The Truth in Lending Act (TILA) is regulation designed to protect consumers from unfair credit billing practices. It requires lenders to provide clear information about loans, such as the annual percentage interest rate (APR) and any fees.
Let’s learn more about how this regulation is structured, what it and how it benefits consumers.
Definition and Examples of the Truth in Lending Act (TILA)
The Truth in Lending Act (TILA) is regulation, passed in 1968 and has undergone several changes since. It aims to protect consumers from predatory lending by requiring lenders to make specific disclosures.
- Alternate name: Regulation Z
TILA requires meaningful disclosure of credit terms to allow easy comparison for consumers. All financial institutions must use the same credit terminology and rates. TILA is implemented through Regulation Z, which prohibits certain practices with the extension of credit involving a consumer’s dwelling.
TILA addresses the following topics:
- Credit card disclosures
- Annual percentage rates (APRs)
- Mortgage loan disclosures
- Mortgage loan servicing requirements
- Mortgage loan appraisal requirements
- Periodic statements
The Truth in Lending Act does not tell financial institutions how much they can charge or whether they must grant a consumer a loan.
How TILA Regulates Open- and Closed-End Credit
TILA treats open-end credit and closed-end credit differently. An open-ended credit account is one in which a consumer borrows with a revolving balance, like a credit card or home-equity line of credit.

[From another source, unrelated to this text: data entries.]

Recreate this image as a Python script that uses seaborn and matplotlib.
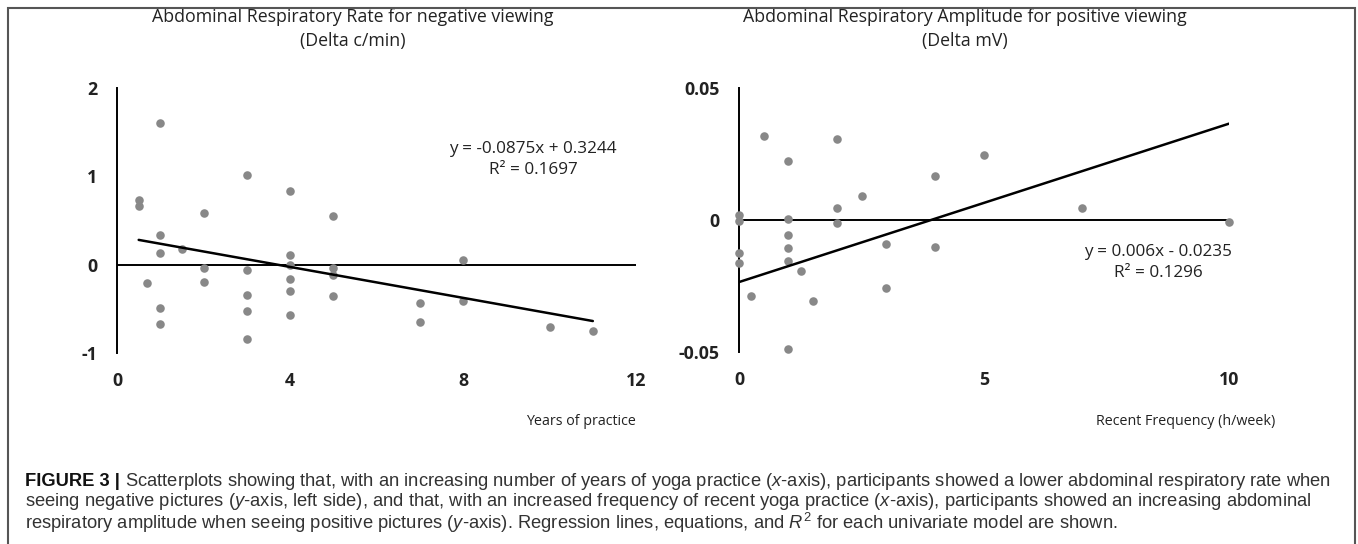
import numpy as np
import matplotlib
matplotlib.use("Agg")
import matplotlib.pyplot as plt
import matplotlib.font_manager as fm
from matplotlib.patches import Rectangle
import seaborn as sns

# Left panel: years of practice vs abdominal respiratory rate (negative viewing)
years = [0.5, 0.5, 1, 1, 1, 0.7, 1, 1, 1.5, 2, 2, 2, 3, 3, 3, 3, 3,
         4, 4, 4, 4, 4, 4, 5, 5, 5, 5, 8, 8, 7, 7, 10, 11]
rate = [0.73, 0.66, 1.60, 0.34, 0.13, -0.21, -0.49, -0.67, 0.18, 0.59, -0.04, -0.20,
        1.01, -0.06, -0.34, -0.53, -0.84, 0.83, 0.11, 0.0, -0.16, -0.30, -0.57,
        0.55, -0.04, -0.12, -0.36, 0.05, -0.41, -0.43, -0.65, -0.70, -0.75]
rate_slope, rate_icpt = -0.0875, 0.3244
rate_eq = "y = -0.0875x + 0.3244\nR² = 0.1697"

# Right panel: recent frequency vs abdominal respiratory amplitude (positive viewing)
freq = [0, 0, 0, 0, 0.5, 0.25, 1, 1, 1, 1, 1, 1, 1.27, 1.5, 2, 2, 2,
        2.5, 3, 3, 4, 4, 5, 7, 10]
amp = [0.0019, -0.0003, -0.0126, -0.0162, 0.0318, -0.0287, 0.0223, 0.0004, -0.0057,
       -0.0105, -0.0155, -0.049, -0.0193, -0.0307, 0.0306, 0.0044, -0.0013,
       0.0092, -0.009, -0.0258, 0.0165, -0.0103, 0.0246, 0.0047, -0.0009]
amp_slope, amp_icpt = 0.006, -0.0235
amp_eq = "y = 0.006x - 0.0235\nR² = 0.1296"

left_xticks = [0, 4, 8, 12]
left_yticks = [-1, 0, 1, 2]
right_xticks = [0, 5, 10]
right_yticks = [-0.05, 0, 0.05]
right_yticklabels = ["-0.05", "0", "0.05"]

caption_lines = [
    "Scatterplots showing that, with an increasing number of years of yoga practice ($x$-axis), "
    "participants showed a lower abdominal respiratory rate when",
    "seeing negative pictures ($y$-axis, left side), and that, with an increased frequency of recent "
    "yoga practice ($x$-axis), participants showed an increasing abdominal",
    "respiratory amplitude when seeing positive pictures ($y$-axis). Regression lines, equations, "
    "and $R^2$ for each univariate model are shown.",
]

sns.set_theme(style="white")
names = {f.name for f in fm.fontManager.ttflist}
cap_font = "Liberation Sans Narrow" if "Liberation Sans Narrow" in names else "Liberation Sans"
plt.rcParams["font.family"] = ["Open Sans", "DejaVu Sans"]
plt.rcParams["axes.unicode_minus"] = False
plt.rcParams["mathtext.fontset"] = "custom"
plt.rcParams["mathtext.rm"] = cap_font
plt.rcParams["mathtext.it"] = cap_font + ":italic"

fig = plt.figure(figsize=(13.58, 5.44), dpi=100)
ax1 = fig.add_axes([0.0862, 0.3511, 0.3822, 0.4871])
ax2 = fig.add_axes([0.5442, 0.3529, 0.3608, 0.4853])

dot = "#888888"
txt = "#222222"


def panel(ax, x, y, slope, icpt, xlim, ylim):
    sns.scatterplot(x=x, y=y, ax=ax, color=dot, s=38, linewidth=0, clip_on=False, zorder=3)
    lx = np.array([min(x), max(x)])
    sns.lineplot(x=lx, y=slope * lx + icpt, ax=ax, color="black", linewidth=1.8, zorder=4)
    ax.axhline(0, color="black", linewidth=1.4, zorder=2)
    ax.set_xlim(*xlim)
    ax.set_ylim(*ylim)
    for s in ["top", "right", "bottom"]:
        ax.spines[s].set_visible(False)
    ax.spines["left"].set_color("black")
    ax.spines["left"].set_linewidth(1.4)
    ax.tick_params(length=0, labelsize=12.8, pad=14, colors=txt)


panel(ax1, years, rate, rate_slope, rate_icpt, (0, 12), (-1, 2))
ax1.set_xticks(left_xticks)
ax1.set_yticks(left_yticks)
for lab in ax1.get_xticklabels() + ax1.get_yticklabels():
    lab.set_fontweight("bold")
ax1.set_title("Abdominal Respiratory Rate for negative viewing\n(Delta c/min)",
              fontsize=12.8, color=txt, pad=30, x=0.455, linespacing=1.42)
ax1.text(0.8015, 0.731, rate_eq, transform=ax1.transAxes, ha="center", va="center",
         fontsize=12.3, color=txt, linespacing=1.45)
ax1.set_xlabel("Years of practice", fontsize=10.3, color=txt, ha="right")
ax1.xaxis.set_label_coords(1.0, -0.23)

panel(ax2, freq, amp, amp_slope, amp_icpt, (0, 10), (-0.05, 0.05))
ax2.set_xticks(right_xticks)
ax2.set_yticks(right_yticks)
ax2.set_yticklabels(right_yticklabels)
for lab in ax2.get_xticklabels() + ax2.get_yticklabels():
    lab.set_fontweight("bold")
ax2.set_title("Abdominal Respiratory Amplitude for positive viewing\n(Delta mV)",
              fontsize=12.8, color=txt, pad=30, x=0.46, linespacing=1.42)
ax2.text(0.855, 0.34, amp_eq, transform=ax2.transAxes, ha="center", va="center",
         fontsize=12.3, color=txt, linespacing=1.45)
ax2.set_xlabel("Recent Frequency (h/week)", fontsize=10.3, color=txt, ha="right")
ax2.xaxis.set_label_coords(1.094, -0.235)

# outer frame
fig.add_artist(Rectangle((8 / 1358, -0.02), 1347 / 1358, 1.02 - 8 / 544,
                         transform=fig.transFigure, fill=False,
                         edgecolor="#555555", linewidth=1.5))

# caption
cap_x = 25 / 1358
cap_y = [1 - 481 / 544, 1 - 502 / 544, 1 - 523 / 544]
cap_size = 13.2
head = fig.text(cap_x, cap_y[0], "FIGURE 3 |", family=cap_font, fontweight="bold",
                fontsize=cap_size, color="#111111", va="center")
fig.canvas.draw()
bb = head.get_window_extent()
fig.text((bb.x1 + 5) / 1358, cap_y[0], caption_lines[0], family=cap_font,
         fontsize=cap_size, color="#333333", va="center")
for yy, line in zip(cap_y[1:], caption_lines[1:]):
    fig.text(cap_x, yy, line, family=cap_font, fontsize=cap_size, color="#333333", va="center")

fig.savefig("out.png", dpi=100)
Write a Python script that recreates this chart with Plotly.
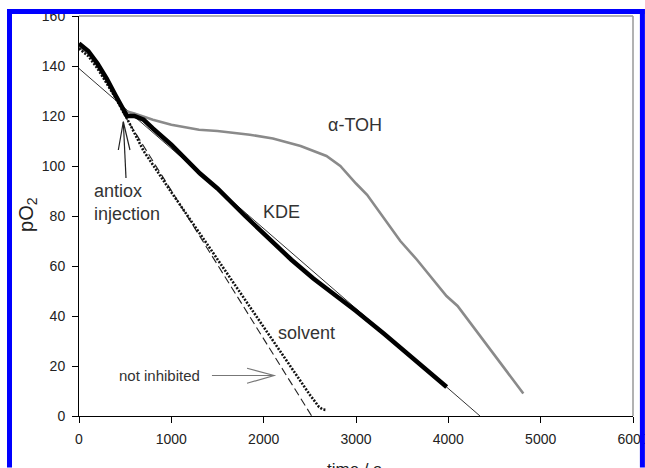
import plotly.graph_objects as go

# ---------------- data ----------------
kde_t = [0, 100, 200, 300, 400, 480, 520, 600, 700, 800, 1000, 1311, 1500, 1800,
         2069, 2300, 2538, 2700, 3000, 3300, 3600, 3982]
kde_p = [149, 146, 141, 135, 128, 122, 120, 120, 118.5, 115, 108.5, 97, 91, 80,
         70.5, 62.5, 55, 50.5, 42, 33, 23.5, 11.6]

toh_t = [0, 100, 200, 300, 400, 500, 600, 800, 1000, 1300, 1500, 1850, 2100, 2400,
         2680, 2830, 3000, 3120, 3480, 3660, 3980, 4100, 4812]
toh_p = [147.5, 145, 140, 134, 127, 122, 121, 118.5, 116.5, 114.5, 114, 112.5, 111, 108,
         104, 100, 93, 88.5, 70, 62.5, 48, 44, 9]

solv_t = [0, 100, 200, 300, 400, 480, 520, 700, 1000, 1383, 1852, 2200, 2500, 2600, 2640, 2680]
solv_p = [147, 144, 139, 133, 127, 121.5, 119, 106, 89.5, 69, 43.5, 24.5, 8.5, 3.6, 2.6, 2.4]

noinh_t = [480, 2520]
noinh_p = [121, 0]

fit_t = [0, 4343]
fit_p = [139, 0]

x_ticks = [0, 1000, 2000, 3000, 4000, 5000, 6000]
y_ticks = [0, 20, 40, 60, 80, 100, 120, 140, 160]

# annotation arrows (data units)
inj_arrow_shaft = [(509, 95.2), (480, 117.7)]
inj_arrow_wings = [(426, 106.4), (480, 117.7), (552, 106.4)]
ni_arrow_shaft = [(1440, 16.2), (2112, 16.2)]
ni_arrow_wings = [(1820, 19.1), (2112, 16.2), (1820, 13.1)]

FONT = "Liberation Sans, Arial, sans-serif"

fig = go.Figure()
fig.add_trace(go.Scatter(x=fit_t, y=fit_p, mode="lines",
                         line=dict(color="#333333", width=1)))
fig.add_trace(go.Scatter(x=toh_t, y=toh_p, mode="lines",
                         line=dict(color="#8a8a8a", width=2.6)))
fig.add_trace(go.Scatter(x=noinh_t, y=noinh_p, mode="lines",
                         line=dict(color="#222222", width=1.1, dash="8px,4px")))
fig.add_trace(go.Scatter(x=solv_t, y=solv_p, mode="lines",
                         line=dict(color="#111111", width=2.6, dash="2px,1.5px")))
fig.add_trace(go.Scatter(x=kde_t, y=kde_p, mode="lines",
                         line=dict(color="#000000", width=4.5)))

def path(pts):
    return "M " + " L ".join(f"{x},{y}" for x, y in pts)

# blue frame, kept strictly inside the 645x468 figure
# plot area: x 79..633 px (554 px), y 16..416 px (400 px)
BL = (9.5 - 79) / 554      # left band centre
BR = (642.4 - 79) / 554    # right band centre
BT = (416 - 11.5) / 400    # top band centre
BB = (416 - 467.5) / 400   # bottom of figure
blue = dict(color="#0000ff", width=5)

shapes = [
    dict(type="path", xref="x", yref="y", path=path(inj_arrow_shaft),
         line=dict(color="#222", width=1.2)),
    dict(type="path", xref="x", yref="y", path=path(inj_arrow_wings),
         line=dict(color="#222", width=1.2)),
    dict(type="path", xref="x", yref="y", path=path(ni_arrow_shaft),
         line=dict(color="#777", width=1.2)),
    dict(type="path", xref="x", yref="y", path=path(ni_arrow_wings),
         line=dict(color="#777", width=1.2)),
    # top/right frame
    dict(type="line", xref="paper", yref="paper", x0=0, x1=1, y0=1, y1=1,
         line=dict(color="#999", width=1.5)),
    dict(type="line", xref="paper", yref="paper", x0=1, x1=1, y0=0, y1=1,
         line=dict(color="#999", width=1.5)),
    # blue outer border (left, top, right)
    dict(type="line", xref="paper", yref="paper", x0=BL, x1=BL, y0=BB, y1=BT + 0.006,
         line=blue, layer="above"),
    dict(type="line", xref="paper", yref="paper", x0=BL - 0.004, x1=BR + 0.004, y0=BT, y1=BT,
         line=blue, layer="above"),
    dict(type="line", xref="paper", yref="paper", x0=BR, x1=BR, y0=BB, y1=BT + 0.006,
         line=blue, layer="above"),
]

ann = [
    dict(x=2989, y=116.4, text="α-TOH", showarrow=False, font=dict(size=18, color="#333")),
    dict(x=2188, y=81.6, text="KDE", showarrow=False, font=dict(size=18, color="#333")),
    dict(x=2469, y=33.2, text="solvent", showarrow=False, font=dict(size=18, color="#333")),
    dict(x=141, y=85.6, text="antiox<br>injection", showarrow=False, xanchor="left",
         align="left", font=dict(size=18, color="#333")),
    dict(x=877, y=16.4, text="not inhibited", showarrow=False, font=dict(size=15, color="#333")),
    dict(xref="paper", yref="paper", x=-0.094, y=0.505, xanchor="center", yanchor="middle",
         text="pO<sub>2</sub>", textangle=-90, showarrow=False,
         font=dict(size=20, color="#222")),
    dict(xref="paper", yref="paper", x=0.498, y=-0.104, xanchor="center", yanchor="top",
         text="time / s", showarrow=False, font=dict(size=17, color="#222")),
]

axis_common = dict(showgrid=False, zeroline=False, showline=True, linecolor="#000",
                   linewidth=1, ticks="outside", ticklen=6, tickcolor="#000",
                   ticklabeloverflow="allow", automargin=False,
                   tickfont=dict(family=FONT, size=14, color="#222"))

fig.update_layout(
    width=645, height=468,
    margin=dict(l=79, r=12, t=16, b=52, pad=0, autoexpand=False),
    paper_bgcolor="white", plot_bgcolor="white",
    showlegend=False,
    font=dict(family=FONT),
    xaxis=dict(range=[0, 6000], tickvals=x_ticks, ticklabelstandoff=4, **axis_common),
    yaxis=dict(range=[0, 160], tickvals=y_ticks, ticklabelstandoff=4, **axis_common),
    shapes=shapes,
    annotations=ann,
)

fig.write_html("out.html")
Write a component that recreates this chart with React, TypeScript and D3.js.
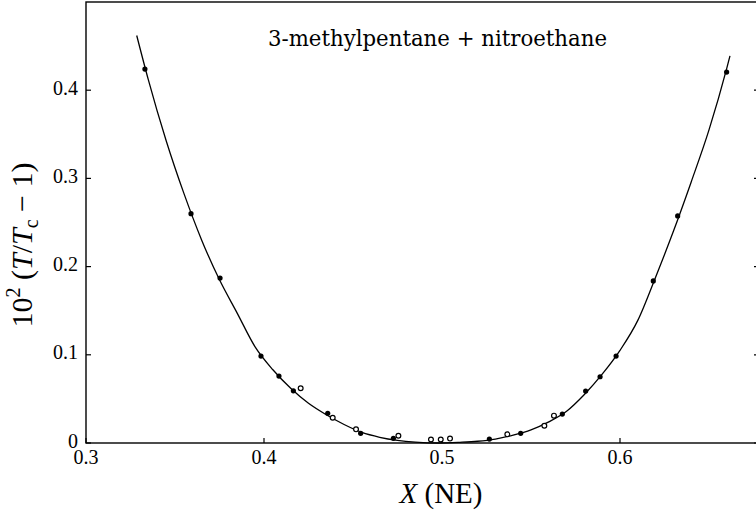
import React from "react";
import * as d3 from "d3";

const xTicks = [0.3, 0.4, 0.5, 0.6];
const yTicks = [0, 0.1, 0.2, 0.3, 0.4];
const xTickLabels = ["0.3", "0.4", "0.5", "0.6"];
const yTickLabels = ["0", "0.1", "0.2", "0.3", "0.4"];

const titleText = "3-methylpentane + nitroethane";

// filled circles: [X, 10^2 (T/Tc - 1)]
const filledX = [0.3331, 0.359, 0.3753, 0.3983, 0.4084, 0.4165, 0.4358, 0.4543, 0.4727, 0.5266, 0.5442, 0.5676, 0.5807, 0.5888, 0.5978, 0.6187, 0.6324, 0.6599];
const filledY = [0.424, 0.26, 0.187, 0.0985, 0.0759, 0.0592, 0.0336, 0.011, 0.0053, 0.0045, 0.011, 0.0328, 0.0589, 0.0751, 0.0985, 0.1838, 0.2574, 0.4205];

// open circles
const openX = [0.4206, 0.4386, 0.4517, 0.4755, 0.4938, 0.4993, 0.5045, 0.5367, 0.5575, 0.5629];
const openY = [0.062, 0.0287, 0.0155, 0.0083, 0.004, 0.004, 0.005, 0.0098, 0.0196, 0.031];

// fitted curve
const curveX = [0.3285, 0.335, 0.345, 0.355, 0.365, 0.375, 0.385, 0.395, 0.405, 0.415, 0.425, 0.435, 0.445, 0.455, 0.465, 0.475, 0.485, 0.498, 0.51, 0.52, 0.53, 0.54, 0.55, 0.56, 0.57, 0.58, 0.59, 0.6, 0.61, 0.62, 0.63, 0.64, 0.65, 0.66, 0.6618];
const curveY = [0.462, 0.412, 0.343, 0.283, 0.23, 0.185, 0.147, 0.109, 0.083, 0.062, 0.045, 0.032, 0.021, 0.012, 0.0065, 0.003, 0.001, 0.0, 0.0008, 0.002, 0.0045, 0.009, 0.015, 0.024, 0.036, 0.055, 0.078, 0.105, 0.139, 0.188, 0.24, 0.296, 0.355, 0.425, 0.439];

const W = 756;
const H = 515;
const serif = "'Liberation Serif', serif";
const titleFont = "'DejaVu Serif', serif";

export default function App() {
  const x = d3.scaleLinear().domain([0.3, 0.6]).range([86, 620]);
  const y = d3.scaleLinear().domain([0, 0.5]).range([443, 2]);
  const left = x(0.3);
  const right = 759;
  const top = y(0.5);
  const bottom = y(0);

  const line = d3
    .line<number>()
    .x((_, i) => x(curveX[i]))
    .y((_, i) => y(curveY[i]))
    .curve(d3.curveMonotoneX);
  const path = line(curveX) || "";

  return (
    <svg
      width={W}
      height={H}
      viewBox={`0 0 ${W} ${H}`}
      style={{ position: "absolute", left: 0, top: 0, background: "#fff" }}
    >
      <rect x={0} y={0} width={W} height={H} fill="#fff" />
      {/* frame */}
      <rect x={left} y={top} width={right - left} height={bottom - top} fill="none" stroke="#000" strokeWidth={1.4} />
      {/* x ticks */}
      {xTicks.map((t, i) => (
        <g key={"xt" + i}>
          <line x1={x(t)} x2={x(t)} y1={bottom} y2={bottom - 5} stroke="#000" strokeWidth={1.2} />
          <text x={x(t)} y={464} textAnchor="middle" fontFamily={serif} fontSize={20} fill="#000">
            {xTickLabels[i]}
          </text>
        </g>
      ))}
      {/* y ticks */}
      {yTicks.map((t, i) => (
        <g key={"yt" + i}>
          <line x1={left} x2={left + 5} y1={y(t)} y2={y(t)} stroke="#000" strokeWidth={1.2} />
          <line x1={right} x2={right - 5} y1={y(t)} y2={y(t)} stroke="#000" strokeWidth={1.2} />
          <text x={78} y={y(t) - 2} dy="0.33em" textAnchor="end" fontFamily={serif} fontSize={20} fill="#000">
            {yTickLabels[i]}
          </text>
        </g>
      ))}
      {/* curve */}
      <path d={path} fill="none" stroke="#000" strokeWidth={1.3} />
      {/* filled points */}
      {filledX.map((v, i) => (
        <circle key={"f" + i} cx={x(v)} cy={y(filledY[i])} r={2.6} fill="#000" />
      ))}
      {/* open points */}
      {openX.map((v, i) => (
        <circle key={"o" + i} cx={x(v)} cy={y(openY[i])} r={2.4} fill="#fff" stroke="#000" strokeWidth={1.2} />
      ))}
      {/* title */}
      <text x={268} y={46} fontFamily={titleFont} fontSize={23} fill="#000" textLength={339} lengthAdjust="spacingAndGlyphs">
        {titleText}
      </text>
      {/* x label */}
      <text x={441} y={503} textAnchor="middle" fontFamily={serif} fontSize={29} fill="#000">
        <tspan fontStyle="italic">X</tspan>
        <tspan> (NE)</tspan>
      </text>
      {/* y label */}
      <text
        transform={`translate(32, 245) rotate(-90)`}
        textAnchor="middle"
        fontFamily={serif}
        fontSize={30}
        fill="#000"
      >
        <tspan>10</tspan>
        <tspan fontSize={20} dy={-12}>2</tspan>
        <tspan dy={12}> (</tspan>
        <tspan fontStyle="italic">T</tspan>
        <tspan>/</tspan>
        <tspan fontStyle="italic">T</tspan>
        <tspan fontSize={20} dy={6}>c</tspan>
        <tspan dy={-6}> − 1)</tspan>
      </text>
    </svg>
  );
}
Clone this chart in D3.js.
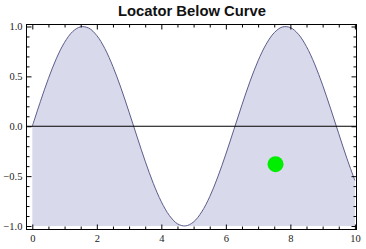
<!DOCTYPE html>
<html>
<head>
<meta charset="utf-8">
<script src="https://cdn.jsdelivr.net/npm/d3@7"></script>
<style>
body{margin:0;background:#fff;}
.tick text{font-family:"Liberation Serif","Times New Roman",serif;font-size:10.5px;fill:#222;}
</style>
</head>
<body>
<svg id="chart"></svg>
<script>
// curve samples
var xs = [0,0.25,0.5,0.75,1,1.25,1.5,1.75,2,2.25,2.5,2.75,3,3.25,3.5,3.75,4,4.25,4.5,4.75,5,
  5.25,5.5,5.75,6,6.25,6.5,6.75,7,7.25,7.5,7.75,8,8.25,8.5,8.75,9,9.25,9.5,9.75,10];
var ys = [0,0.247,0.479,0.682,0.841,0.949,0.997,0.984,0.909,0.778,0.598,0.382,0.141,-0.108,-0.351,
  -0.572,-0.757,-0.895,-0.978,-0.999,-0.959,-0.859,-0.706,-0.508,-0.279,-0.033,0.215,0.451,0.657,
  0.823,0.938,0.995,0.989,0.922,0.798,0.625,0.412,0.174,-0.075,-0.320,-0.544];
var locator = [7.54,-0.38];
var xTicks = [0,2,4,6,8,10];
var yTicks = [-1,-0.5,0,0.5,1];
var fillBase = -1;

var width = 366, height = 249;
var pLeft = 26.5, pRight = 356.5, pTop = 24.5, pBottom = 229.5;

var svg = d3.select('#chart').attr('width',width).attr('height',height);

var x = d3.scaleLinear().domain([-0.18,10.05]).range([pLeft,pRight]);
var y = d3.scaleLinear().domain([-1.035,1.02]).range([pBottom,pTop]);

var pts = xs.map(function(d,i){return [d,ys[i]];});

var area = d3.area()
  .x(function(d){return x(d[0]);})
  .y0(y(fillBase))
  .y1(function(d){return y(d[1]);})
  .curve(d3.curveCatmullRom);

var line = d3.line()
  .x(function(d){return x(d[0]);})
  .y(function(d){return y(d[1]);})
  .curve(d3.curveCatmullRom);

svg.append('path').datum(pts).attr('d',area).attr('fill','#d9d9ec');
svg.append('path').datum(pts).attr('d',line).attr('fill','none')
  .attr('stroke','#5c5c8a').attr('stroke-width',1);

// zero line
svg.append('line').attr('x1',pLeft).attr('x2',pRight)
  .attr('y1',y(0)).attr('y2',y(0)).attr('stroke','#000').attr('stroke-width',1);

// locator
svg.append('circle').attr('cx',x(locator[0])).attr('cy',y(locator[1])).attr('r',8)
  .attr('fill','#00ee00');

// minor tick values
var xMinor = d3.range(0,10.01,0.5).filter(function(v){return xTicks.indexOf(v)<0;});
var yMinor = d3.range(-1,1.001,0.1).map(function(v){return Math.round(v*10)/10;})
  .filter(function(v){return yTicks.indexOf(v)<0;});

function axisGroup(axis,tx,ty){
  var g = svg.append('g').attr('transform','translate('+tx+','+ty+')').call(axis);
  g.select('.domain').remove();
  g.selectAll('line').attr('stroke','#000');
  return g;
}

var fmt = d3.format('.1f');

axisGroup(d3.axisBottom(x).tickValues(xTicks).tickSize(-5).tickPadding(5).tickFormat(d3.format('d')),0,pBottom);
axisGroup(d3.axisBottom(x).tickValues(xMinor).tickSize(-3).tickFormat(''),0,pBottom);
axisGroup(d3.axisTop(x).tickValues(xTicks).tickSize(-5).tickFormat(''),0,pTop);
axisGroup(d3.axisTop(x).tickValues(xMinor).tickSize(-3).tickFormat(''),0,pTop);

axisGroup(d3.axisLeft(y).tickValues(yTicks).tickSize(-5).tickPadding(4).tickFormat(fmt),pLeft,0);
axisGroup(d3.axisLeft(y).tickValues(yMinor).tickSize(-3).tickFormat(''),pLeft,0);
axisGroup(d3.axisRight(y).tickValues(yTicks).tickSize(-5).tickFormat(''),pRight,0);
axisGroup(d3.axisRight(y).tickValues(yMinor).tickSize(-3).tickFormat(''),pRight,0);

// frame
svg.append('rect').attr('x',pLeft).attr('y',pTop).attr('width',pRight-pLeft).attr('height',pBottom-pTop)
  .attr('fill','none').attr('stroke','#000').attr('stroke-width',1);

svg.append('text').attr('x',192).attr('y',16).attr('text-anchor','middle')
  .style('font-family','"Liberation Sans",Arial,sans-serif').style('font-weight','bold')
  .style('font-size','14.8px').attr('fill','#111').text('Locator Below Curve');
</script>
</body>
</html>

For open-ended credit accounts, TILA’s rules include limiting the fees a consumer can pay in their first year, as well as restrictions on increases in APRs, fees, and other charges.
Closed-end credit accounts are one-time installment loans such as a car loan or mortgage. TILA dictates specific timing requirements for disclosures of mortgage transactions, and requires additional disclosures on mortgage rates and payment schedules.
TILA allows consumers to back out of loans secured by homes, such as home-equity loans, within three days if they feel they were unfairly pressured into a loan. This is called their right of rescission, although it does not apply to mortgages.
How Does the Truth in Lending Act Work?
The goal of TILA is to protect consumers so they are not surprised by financial charges, payments, or fees. Before a lender extends credit, they are required to inform consumers of the following terms:
- Annual percentage rate (APR): The cost of credit represented as a yearly rate in percentage terms
- Finance charge: The cost of credit expressed as a dollar amount (total amount paid over the life of the loan)
- Amount financed: The amount of money you borrow
- Total payments: The total amount you will pay by the end of the loan, including principal repayment and finance charges
- Other terms: Monthly payment amount, number of payments, whether there is a prepayment penalty, among others
For example, Capital One provides clear terms about its SavorOne credit card on its website, including the fact it has a 26.99% variable APR, no annual fees, and a late payment fee of $40. Consumers who get the card will see information about how much their monthly payments will be, and how long it will take to pay off the card, according to their balance.
Compare the APR, finance charges, and late fees on credit cards to choose a card that’s right for you. Read all of the disclosures before opening up any credit account.
TILA provides other consumer credit protections beyond interest rate and fee standardization. For example, it protects consumers against unfair billing and credit card practices, and prohibits unfair mortgage practices. It also standardizes terminology with disclosure requirements so that consumers can better compare financial products.
Benefits of the Truth in Lending Act
The Truth in Lending Act gives consumers a range of protections and provides clarity on financial products they may be considering. Through the disclosures TILA requires, consumers can gain a comprehensive understanding of loans or credit products, including how particular products compare to others.
TILA does have some limitations. It does not apply to federal student loans, credit from public utility companies, or credit from an employer-sponsored retirement plan. It also does not apply to the extension of credit to commercial businesses, agricultural businesses, or government agencies.
While federal student loans are exempt from the entirety of TILA, there are some disclosures that are required, including whether the interest rates are fixed or variable. Private education loans also have disclosure requirements concerning APRs and finance charges.
- The Truth in Lending Act (TILA), also referred to as Regulation Z, is a regulation that aims to protect consumers from unfair financial billing practices.
- TILA requires disclosure on items such as APRs, finance fees, late fees, and payment schedules when consumers apply for a credit account.
- The disclosures required by TILA help consumers compare financial terms across different lenders.